The performances are pitch perfect across the board, from Ed Skrein playing the most aptly named man in human history, squadron leader Dick Best, to Luke Evans playing Wade McClusky, for whom a medal for pilots is now named, to Nick Jonas and Darren Criss from "Glee," of all people. And Woody Harrelson continues the longest active streak of consecutive really good performances in Hollywood, playing Admiral Chester Nimitz, the commander of US forces in the Pacific. Every at bat he gets, Harrelson ropes a warning track double to the power alley, just making it look easy. "Midway" is no exception.

The thing is, this is not a film that's not necessarily trying to play power chord guitar solos on your heartstrings. This is Roland Emmerich, for crying out loud, who's destroyed the Earth so much ("ID4," "Day After Tomorrow," "2012") it's like he's got a grudge against the planet. And yet I found myself really emotionally affected by it. Actually having to wipe a manly, Spartacus-like tear or two as the credits rolled. I admit I'm probably not the most neutral observer for a movie like this. Truth be told, my dad served on a carrier, in the Atlantic theater, aboard the USS Solomons. He was a Machinist's 1st Mate, one of those guys with the paddles who guide the planes at takeoff and landing. And my mom once told me that until the day he died (all too young), he never got over the deaths of the pilots who didn't make it. So yeah, watching a portrayal of the brave sacrifices and heroic valor of real men who did nothing less 77 years ago than save the world from tyranny just got to me. 
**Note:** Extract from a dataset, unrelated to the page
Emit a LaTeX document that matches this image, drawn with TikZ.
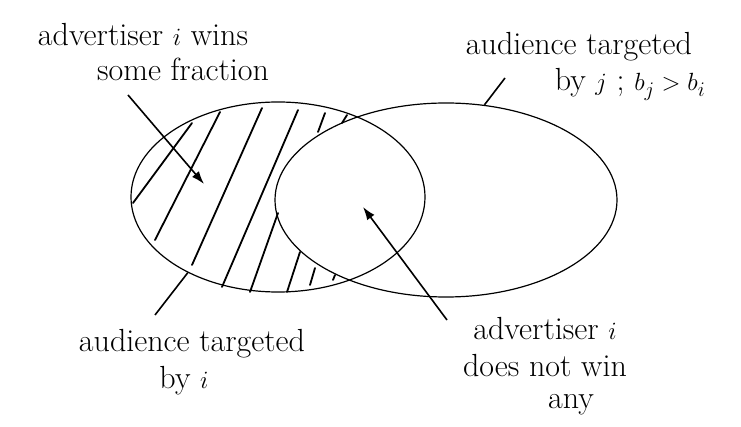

And I'm not alone, I guess. The public has spoken with their wallets, as "Midway" made the most box office in the country this weekend, despite being on hundreds of fewer screens than the Christmas movie or "Doctor Sleep." I just know that "Midway" gets a 100% rating on Thornton Tomatoes. Happy Veteran's Day to all who've served, especially those who fought in World War II. We can never repay you, but we should all know your stories. And be grateful such people like you lived.